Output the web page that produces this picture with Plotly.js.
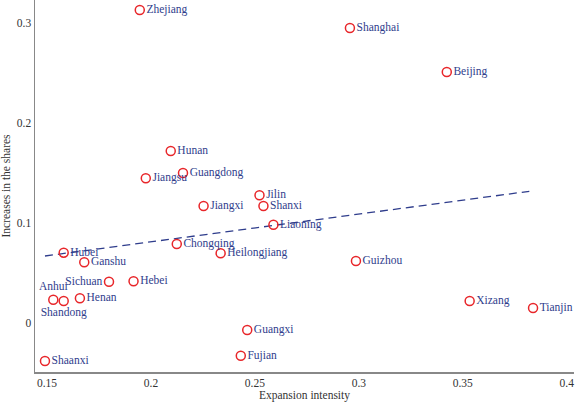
<!DOCTYPE html>
<html>
<head>
<meta charset="utf-8">
<script src="https://cdn.plot.ly/plotly-3.0.1.min.js"></script>
<style>
  html, body { margin: 0; padding: 0; background: #fff; }
  #chart { width: 576px; height: 403px; }
</style>
</head>
<body>
<div id="chart"></div>
<script>
// Provinces: expansion intensity vs. increase in shares
const provinces = ["Zhejiang", "Shanghai", "Beijing", "Hunan", "Guangdong", "Jiangsu",
  "Jilin", "Jiangxi", "Shanxi", "Liaoning", "Chongqing", "Hubei", "Heilongjiang",
  "Ganshu", "Guizhou", "Sichuan", "Hebei", "Anhui", "Shandong", "Henan",
  "Xizang", "Tianjin", "Guangxi", "Fujian", "Shaanxi"];
const expansion = [0.1946, 0.2957, 0.3423, 0.2095, 0.2154, 0.1975,
  0.2522, 0.2253, 0.2541, 0.2589, 0.2124, 0.1580, 0.2335,
  0.1679, 0.2986, 0.1798, 0.1916, 0.1530, 0.1580, 0.1658,
  0.3533, 0.3838, 0.2463, 0.2432, 0.1490];
const shareIncrease = [0.313, 0.295, 0.251, 0.172, 0.150, 0.1447,
  0.1277, 0.117, 0.117, 0.0983, 0.079, 0.0703, 0.0697,
  0.0607, 0.062, 0.0413, 0.0417, 0.0233, 0.022, 0.0247,
  0.022, 0.015, -0.007, -0.0327, -0.038];
const labelSide = ["middle right", "middle right", "middle right", "middle right", "middle right", "middle right",
  "middle right", "middle right", "middle right", "middle right", "middle right", "middle right", "middle right",
  "middle right", "middle right", "middle left", "middle right", "top center", "bottom center", "middle right",
  "middle right", "middle right", "middle right", "middle right", "middle right"];

// Fitted linear trend, end points
const trendX = [0.149, 0.382];
const trendY = [0.067, 0.1317];

const xTickVals = [0.15, 0.2, 0.25, 0.3, 0.35, 0.4];
const xTickText = ["0.15", "0.2", "0.25", "0.3", "0.35", "0.4"];
const yTickVals = [0, 0.1, 0.2, 0.3];
const yTickText = ["0", "0.1", "0.2", "0.3"];

const serif = "Liberation Serif";
const labelBlue = "#2f3d8c";

const traces = [
  {
    x: trendX, y: trendY, type: "scatter", mode: "lines",
    line: { color: "#2f3d8c", width: 1.3, dash: "8px,5px" },
    hoverinfo: "skip", showlegend: false
  },
  {
    x: expansion, y: shareIncrease, text: provinces, type: "scatter",
    mode: "markers+text", textposition: labelSide,
    textfont: { family: serif, size: 11.5, color: labelBlue },
    marker: { symbol: "circle-open", size: 9, color: "#e8262a", line: { width: 1.5, color: "#e8262a" } },
    showlegend: false
  }
];

const layout = {
  width: 576, height: 403,
  margin: { l: 35, r: 2, t: 0, b: 31 },
  paper_bgcolor: "#fff", plot_bgcolor: "#fff",
  font: { family: serif, size: 11, color: "#333" },
  xaxis: {
    range: [0.1442, 0.4035],
    tickvals: xTickVals, ticktext: xTickText,
    showgrid: false, zeroline: false, ticks: "",
    showline: true, linecolor: "#888", linewidth: 1.5,
    tickfont: { family: serif, size: 11.5, color: "#333" },
    title: { text: "Expansion intensity", font: { family: serif, size: 11.5, color: "#333" }, standoff: 1 }
  },
  yaxis: {
    range: [-0.049, 0.323],
    tickvals: yTickVals, ticktext: yTickText,
    showgrid: false, zeroline: false, ticks: "",
    showline: true, linecolor: "#888", linewidth: 1.5,
    tickfont: { family: serif, size: 11.5, color: "#333" },
    title: { text: "Increases in the shares", font: { family: serif, size: 11.5, color: "#333" }, standoff: 6 }
  }
};

Plotly.newPlot("chart", traces, layout, { displayModeBar: false, staticPlot: true });
</script>
</body>
</html>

------------------------------

What to produce. Up to and including the line with "const trendY = [0.067, 0.1317];", copy the data above from its first line. Skip pictures.

Reply.
Output the web page that produces this picture with Plotly.js.
<!DOCTYPE html>
<html>
<head>
<meta charset="utf-8">
<script src="https://cdn.plot.ly/plotly-3.0.1.min.js"></script>
<style>
  html, body { margin: 0; padding: 0; background: #fff; }
  #chart { width: 576px; height: 403px; }
</style>
</head>
<body>
<div id="chart"></div>
<script>
// Provinces: expansion intensity vs. increase in shares
const provinces = ["Zhejiang", "Shanghai", "Beijing", "Hunan", "Guangdong", "Jiangsu",
  "Jilin", "Jiangxi", "Shanxi", "Liaoning", "Chongqing", "Hubei", "Heilongjiang",
  "Ganshu", "Guizhou", "Sichuan", "Hebei", "Anhui", "Shandong", "Henan",
  "Xizang", "Tianjin", "Guangxi", "Fujian", "Shaanxi"];
const expansion = [0.1946, 0.2957, 0.3423, 0.2095, 0.2154, 0.1975,
  0.2522, 0.2253, 0.2541, 0.2589, 0.2124, 0.1580, 0.2335,
  0.1679, 0.2986, 0.1798, 0.1916, 0.1530, 0.1580, 0.1658,
  0.3533, 0.3838, 0.2463, 0.2432, 0.1490];
const shareIncrease = [0.313, 0.295, 0.251, 0.172, 0.150, 0.1447,
  0.1277, 0.117, 0.117, 0.0983, 0.079, 0.0703, 0.0697,
  0.0607, 0.062, 0.0413, 0.0417, 0.0233, 0.022, 0.0247,
  0.022, 0.015, -0.007, -0.0327, -0.038];
const labelSide = ["middle right", "middle right", "middle right", "middle right", "middle right", "middle right",
  "middle right", "middle right", "middle right", "middle right", "middle right", "middle right", "middle right",
  "middle right", "middle right", "middle left", "middle right", "top center", "bottom center", "middle right",
  "middle right", "middle right", "middle right", "middle right", "middle right"];

// Fitted linear trend, end points
const trendX = [0.149, 0.382];
const trendY = [0.067, 0.1317];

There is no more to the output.